Hoje, quando estava a preparar-me para atravessar a rua, hesitei em apertar o botão de um semáforo. Veio-me à memória a criança que morreu em Lisboa, há alguns anos, depois de carregar no botão para que o semáforo passasse a verde. E lembrei-me de uma frase feita, dita numa conversa que tive há cinco dias com um amigo, sobre a infeliz notícia do dia anterior. O meu amigo, que não conhecia o Bruno Carvalho, disse-me “ao menos, morreu a fazer aquilo que mais gostava”. Na altura, pareceu-me um ponto de vista quase banal, até porque não estava capaz de ter uma leitura tão fria da situação. Mas agora, colocando as coisas em perspectiva, penso sobre qual será a forma mais estúpida de morrer: após realizar o sonho de anos, talvez de uma vida, mesmo que este tenha sido pago com o preço mais alto, ou electrocutado por um semáforo?
Muitos amigos meus que obviamente não escalam comentam a morte do Bruno apelidando o seu sonho como um acto louco, impensado, pura e simplesmente um desafiar da morte. Reduzir esta tragédia à condição da consequência natural de um acto gratuito e irracional é retirar todo e qualquer significado à vida do nosso companheiro. Sei que ele conhecia os riscos mas a sua vontade de sonhar falou mais alto. Porque ele sabia que só seguindo os nossos sonhos poderemos ser felizes. Apesar de conhecer o risco, o Bruno escolheu ser feliz.



Não te esqueceremos.

2 comentários:

Anónimo disse...

Não me pareces assim tão frouxo com as palavras...bem pelo o contrário!!

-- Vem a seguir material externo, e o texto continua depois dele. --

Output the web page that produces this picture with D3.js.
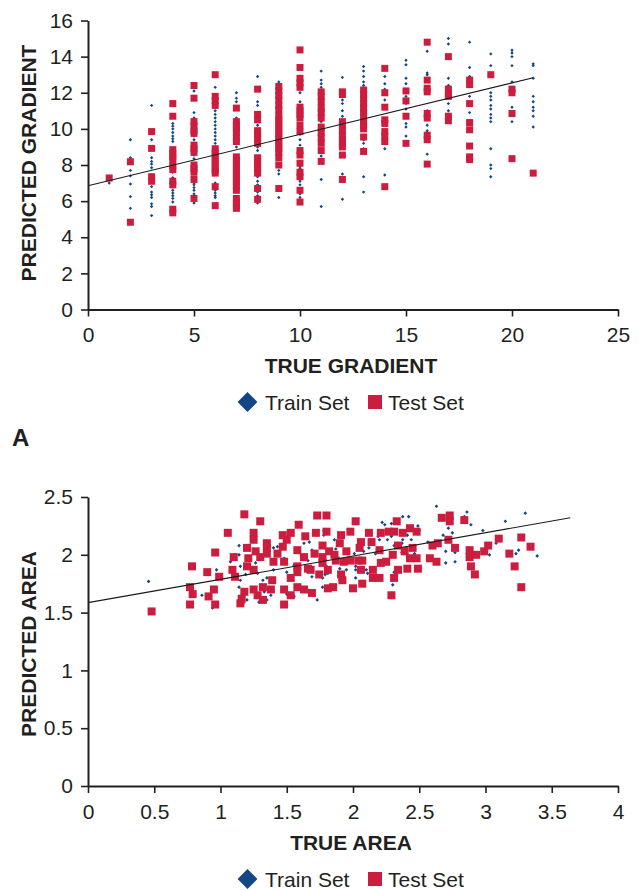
<!DOCTYPE html>
<html><head><meta charset="utf-8">
<script src="https://cdn.jsdelivr.net/npm/d3@7"></script>
<style>
body{margin:0;background:#fff;}
text{font-family:"Liberation Sans",Arial,Helvetica,sans-serif;fill:#231f20;}
</style></head>
<body><svg id="c" width="641" height="890"></svg>
<script>
// ---------- Panel A data ----------
const gradCols = [1,2,3,4,5,6,7,8,9,10,11,12,13,14,15,16,17,18,19,20,21];
const gradTrain = [
 [7.0],
 [9.4,8.4,7.7,7.4,6.95,6.25,5.6],
 [11.3,9.4,8.4,8.2,8.05,7.85,7.45,6.8,6.5,6.35,6.2,5.85,5.7,5.2],
 [10.3,10.15,10.0,9.8,9.6,9.45,9.3,8.7,8.4,8.1,7.6,7.3,6.6,6.45,6.3,6.15,5.95],
 [12.1,10.9,10.6,10.2,9.6,9.4,9.0,8.55,8.35,7.5,7.0,6.9,6.75,6.6,6.4,5.9],
 [12.3,11.2,11.0,10.8,10.6,10.4,10.2,10.0,9.8,9.6,9.4,9.2,9.0,7.5,7.0,6.6,6.45,6.3,6.2],
 [12.0,11.7,11.5,10.6,10.3,9.0,8.2,6.0,5.8],
 [12.9,11.5,11.3,10.2,9.6,9.0,8.8,7.35,7.1,6.9,6.7,6.5,6.3,6.1,5.9],
 [12.6,12.4,11.6,9.0,7.7,7.5,6.2],
 [12.9,12.0,11.5,10.9,10.5,10.0,9.7,9.4,9.1,8.2,7.9,7.8,7.1,6.9,6.4,6.2],
 [13.2,12.7,12.5,12.3,11.9,10.4,9.5,8.5,7.2,5.7],
 [12.85,11.6,11.4,11.0,10.7,9.0,8.6,7.5,6.1],
 [13.45,13.2,12.9,12.6,12.4,9.4,9.2,8.9,7.35,6.5],
 [12.9,12.5,12.2,11.6,9.6,9.2,8.9,7.45],
 [13.8,13.55,12.8,12.5,12.2,11.8,11.4,11.1,10.3,10.1,9.6],
 [14.3,13.1,13.0,11.0,10.2,9.9,8.6],
 [15.0,14.7,12.8,12.4,12.2,11.9,11.4,11.0,10.8],
 [14.8,13.4,12.9,11.8,10.9],
 [14.15,13.5,12.0,11.8,11.6,11.3,11.1,10.8,10.6,10.4,8.9,8.0,7.8,7.35],
 [14.35,14.2,14.0,13.5,12.6,11.2,10.4],
 [13.6,13.5,12.8,11.8,11.5,11.2,11.0,10.7,10.1]
];
const gradTest = [
 [7.28],
 [8.18,4.83],
 [9.85,8.92,7.35,7.1],
 [11.4,10.7,8.85,8.65,8.45,8.3,7.95,7.75,7.1,6.9,5.55,5.35],
 [12.4,11.7,10.4,10.15,9.9,9.75,9.1,8.9,8.7,8.0,7.8,7.6,7.2,6.15],
 [13.0,11.8,11.55,11.3,8.9,8.7,8.5,8.3,8.1,7.9,7.7,7.55,6.8,5.75],
 [11.15,10.4,10.2,10.0,9.8,9.5,9.3,8.45,8.25,8.05,7.85,7.65,7.45,7.25,7.05,6.85,6.6,6.15,5.95,5.75,5.6],
 [12.2,10.8,10.5,9.9,9.7,9.5,9.2,8.4,8.2,8.0,7.8,7.55,6.7,6.1],
 [12.35,12.1,11.85,11.6,11.3,11.05,10.7,10.5,10.3,10.1,9.9,9.7,9.5,9.3,9.1,8.9,8.7,8.4,8.0,6.7],
 [14.37,13.4,12.8,12.55,12.3,11.2,11.0,10.8,10.6,10.2,9.85,8.8,8.55,8.1,7.6,7.35,6.6,5.95],
 [12.05,11.8,11.5,11.15,10.9,10.6,10.1,9.8,9.5,9.2,8.8,8.2],
 [12.05,11.9,10.4,10.2,9.9,9.65,9.4,9.2,9.0,8.55,7.2],
 [12.15,11.9,11.65,11.4,11.15,10.9,10.65,10.4,10.2,10.0,9.55,8.75],
 [13.35,12.0,11.2,10.5,10.3,9.85,9.6,9.3,6.8],
 [12.1,11.55,10.7,9.2],
 [14.8,12.7,12.25,12.05,10.85,10.6,9.65,9.4,8.05],
 [14.0,12.2,11.95,11.8,10.7,10.45],
 [12.7,12.45,11.4,10.35,9.95,9.05,8.45,8.3],
 [13.0],
 [12.2,12.0,10.85,8.35],
 [7.55]
];
const gradTrend = [[0,6.85],[21,12.83]];
const gradXTicks = [0,5,10,15,20,25];
const gradYTicks = [0,2,4,6,8,10,12,14,16];

// ---------- Panel B data ----------
const areaTrain = [
 [0.457,1.77],[0.86,1.65],[0.94,1.54],[0.97,1.87],[1.075,1.94],[1.14,2.08],[1.14,2.00],[1.15,1.90],[1.19,1.83],[1.15,1.78],
 [1.14,1.72],[1.265,1.93],[1.28,1.84],[1.32,1.78],[1.35,1.80],[1.40,1.87],[1.43,2.07],[1.40,2.06],[1.33,1.68],[1.35,1.61],
 [1.29,1.59],[1.20,1.61],[1.17,1.58],[1.48,1.97],[1.555,1.91],[1.66,1.95],[1.69,2.04],[1.63,2.10],[1.67,2.11],[1.78,2.21],
 [1.80,1.90],[1.81,1.84],[1.77,1.72],[1.69,1.81],[1.73,1.61],[1.555,1.64],[1.50,1.66],[1.38,1.65],[1.50,1.85],[1.21,2.08],
 [2.63,2.42],[2.86,2.37],[2.84,2.33],[3.30,2.36],[3.15,2.29],[2.98,2.21],[2.89,2.26],[2.75,2.19],[2.72,2.23],[2.68,2.17],
 [2.50,2.21],[2.49,2.25],[2.49,2.18],[2.375,2.33],[2.42,2.33],[2.29,2.27],[2.24,2.26],[2.22,2.28],[2.20,2.13],[2.19,2.16],
 [2.26,2.13],[2.29,2.16],[2.41,2.17],[2.44,2.13],[2.375,2.13],[2.565,2.11],[2.70,2.03],[2.77,2.02],[2.70,1.93],[2.77,1.94],
 [2.88,2.03],[3.03,2.00],[3.08,2.10],[3.23,2.01],[3.25,2.04],[3.39,1.99],[2.31,2.08],[2.37,2.10],[2.40,2.06],[2.37,2.02],
 [2.465,2.01],[2.01,2.01],[2.06,2.10],[2.12,2.06],[2.17,2.01],[1.78,2.17],[1.86,2.13],[1.87,2.05],[1.90,1.88],[1.95,1.87],
 [1.96,1.93],[1.77,1.80],[1.79,1.83],[2.02,1.90],[2.02,1.87],[2.08,2.03],[2.31,1.85],[2.33,1.84],[2.30,1.74],[2.02,1.80],
 [1.90,1.78],[1.92,1.78],[1.82,1.70],[2.11,1.84],[2.10,1.87]
];
const areaTest = [
 [0.48,1.51],[1.18,2.35],[1.30,2.29],[1.055,2.19],[0.96,2.02],[0.785,1.90],[0.90,1.85],[0.99,1.81],[1.09,1.87],[1.11,1.81],
 [0.77,1.72],[0.79,1.66],[0.77,1.57],[0.95,1.70],[0.91,1.64],[0.96,1.57],[1.18,1.68],[1.16,1.62],[1.28,1.65],[1.32,1.72],
 [1.39,1.78],[1.48,1.57],[1.48,1.70],[1.53,1.65],[1.58,1.72],[1.63,1.70],[1.69,1.67],[1.53,1.80],[1.58,1.85],[1.68,1.87],
 [1.745,1.83],[1.25,2.19],[1.25,2.13],[1.35,2.10],[1.20,2.06],[1.265,2.03],[1.30,1.98],[1.35,2.01],[1.21,1.97],[1.20,1.90],
 [1.25,1.87],[1.43,2.01],[1.47,2.07],[1.47,2.17],[1.53,2.19],[1.50,2.13],[1.59,2.26],[1.64,2.16],[1.72,2.19],[1.73,2.34],
 [1.58,2.04],[1.63,1.98],[1.71,2.01],[1.77,2.08],[1.77,1.98],[1.40,1.94],[1.48,1.94],[1.58,1.90],[1.66,1.88],[1.25,1.70],
 [1.15,1.58],[1.32,1.61],[1.38,1.70],[1.10,1.98],[1.35,2.06],
 [1.80,2.34],[1.80,2.20],[2.02,2.29],[1.98,2.20],[1.91,2.17],[1.90,2.10],[1.82,2.03],[1.86,2.00],[1.95,2.03],[2.06,2.11],
 [2.05,2.06],[2.12,2.19],[2.14,2.11],[2.20,2.04],[2.21,2.19],[2.27,2.20],[2.31,2.20],[2.33,2.29],[2.375,2.19],[2.43,2.23],
 [2.48,2.20],[2.34,2.08],[2.45,2.06],[1.77,1.93],[1.87,1.95],[1.93,1.94],[1.98,1.95],[2.04,1.95],[2.07,1.95],[1.81,1.87],
 [1.91,1.83],[1.92,1.78],[2.06,1.87],[2.15,1.87],[2.15,1.80],[2.20,1.80],[2.21,1.93],[2.25,1.94],[2.30,2.00],[2.39,2.03],
 [2.34,1.87],[2.31,1.80],[2.43,1.97],[2.41,1.88],[2.48,1.97],[2.49,1.88],[2.58,1.97],[2.63,1.94],[2.60,2.08],[2.64,2.10],
 [2.67,2.32],[2.73,2.34],[2.73,2.29],[2.72,2.13],[2.77,2.06],[2.84,2.30],[1.81,1.71],[1.85,1.72],[2.00,1.71],[2.07,1.75],
 [2.29,1.65],[2.88,2.04],[2.88,1.98],[2.93,2.00],[2.99,2.03],[3.02,2.08],[3.10,2.14],[2.89,1.90],[2.92,1.83],[3.18,2.01],
 [3.22,1.90],[3.27,2.15],[3.34,2.07],[3.27,1.72]
];
const areaTrend = [[0,1.586],[3.64,2.32]];
const areaXTicks = [0,0.5,1,1.5,2,2.5,3,3.5,4];
const areaYTicks = [0,0.5,1,1.5,2,2.5];
const legendLabels = ["Train Set","Test Set"];

// ---------- drawing ----------
const TRAIN = "#124784", TEST = "#cc1d3f", INK = "#231f20";
const FS = 21;
const svg = d3.select("#c");

function panel(opt){
  const g = svg.append("g");
  const x = d3.scaleLinear().domain(opt.xDom).range([88,618]);
  const y = d3.scaleLinear().domain(opt.yDom).range(opt.yRange);
  const yb = opt.yRange[0];

  // train points (small diamonds)
  const ds = opt.dot;
  g.append("g").selectAll("rect").data(opt.train).join("rect")
    .attr("x", -ds/2).attr("y", -ds/2).attr("width", ds).attr("height", ds)
    .attr("transform", d=>`translate(${x(d[0])},${y(d[1])}) rotate(45)`)
    .attr("fill", TRAIN);
  // test points
  const s = opt.sq;
  g.append("g").selectAll("rect").data(opt.test).join("rect")
    .attr("x", d=>x(d[0])-s/2).attr("y", d=>y(d[1])-s/2)
    .attr("width", s).attr("height", s).attr("fill", TEST);
  // trend
  g.append("path").datum(opt.trend)
    .attr("d", d3.line().x(d=>x(d[0])).y(d=>y(d[1])))
    .attr("stroke", "#1a1a1a").attr("stroke-width", 1.1).attr("fill","none");

  // axes
  const ax = g.append("g").attr("transform",`translate(0,${yb})`)
    .call(d3.axisBottom(x).tickValues(opt.xTicks).tickSize(7).tickSizeOuter(0).tickPadding(11).tickFormat(d3.format("")));
  const ay = g.append("g").attr("transform",`translate(88,0)`)
    .call(d3.axisLeft(y).tickValues(opt.yTicks).tickSize(7).tickSizeOuter(0).tickPadding(8).tickFormat(d3.format("")));
  [ax,ay].forEach(a=>{
    a.select(".domain").attr("stroke",INK).attr("stroke-width",2);
    a.selectAll(".tick line").attr("stroke",INK).attr("stroke-width",1.6);
    a.selectAll(".tick text").attr("font-size",FS).attr("fill",INK)
      .style("font-family",'"Liberation Sans",Arial,sans-serif');
  });

  // axis titles
  g.append("text").attr("x",351).attr("y",opt.xTitleY).attr("text-anchor","middle")
    .attr("font-size",FS).attr("font-weight","bold").text(opt.xTitle);
  g.append("text").attr("transform",`translate(36,${opt.yTitleC}) rotate(-90)`)
    .attr("text-anchor","middle").attr("font-size",FS).attr("font-weight","bold").text(opt.yTitle);

  // legend
  const ly = opt.legY;
  g.append("rect").attr("x",-7).attr("y",-7).attr("width",14).attr("height",14)
    .attr("transform",`translate(247.5,${ly}) rotate(45)`).attr("fill",TRAIN);
  g.append("text").attr("x",265).attr("y",ly+7.5).attr("font-size",FS).text(legendLabels[0]);
  g.append("rect").attr("x",368).attr("y",ly-7).attr("width",14).attr("height",14).attr("fill",TEST);
  g.append("text").attr("x",388).attr("y",ly+7.5).attr("font-size",FS).text(legendLabels[1]);
}

const gradTrainPts = gradCols.flatMap((c,i)=>gradTrain[i].map(v=>[c,v]));
const gradTestPts = gradCols.flatMap((c,i)=>gradTest[i].map(v=>[c,v]));

panel({xDom:[0,25], yDom:[0,16], yRange:[309.5,20.5], train:gradTrainPts, test:gradTestPts,
  trend:gradTrend, xTicks:gradXTicks, yTicks:gradYTicks, dot:2.4, sq:7,
  xTitle:"TRUE GRADIENT", yTitle:"PREDICTED GRADIENT", xTitleY:373, yTitleC:163, legY:402});

panel({xDom:[0,4], yDom:[0,2.5], yRange:[786,497], train:areaTrain, test:areaTest,
  trend:areaTrend, xTicks:areaXTicks, yTicks:areaYTicks, dot:2.6, sq:8,
  xTitle:"TRUE AREA", yTitle:"PREDICTED AREA", xTitleY:850, yTitleC:644, legY:879});

svg.append("text").attr("x",12).attr("y",446).attr("font-size",24).attr("font-weight","bold").text("A");
</script></body></html>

Hoje, o dia amanheceu solarengo. Venho pela rua pensando em que terei (infelizmente) de passar mais um dia diante deste computador. Sento-me...dou a tipica voltinha pelos blogs...e...zás!!! Deparo-me com estas palavras ao som desta musica!!!

Como eu te entendo...

Miguel Grillo

frouxo disse...

obrigado, miguel.

hesitei bastante antes de escrever o texto, mas acho que são estes infelizes momentos que nos mostram que temos o dever de aproveitar a vida. quanto à música, tinha feito um acordo com o bruno, que infelizmente não cheguei a cumprir, de lhe dar um cd de mp3 de jeff buckley. ainda bem que gostaste.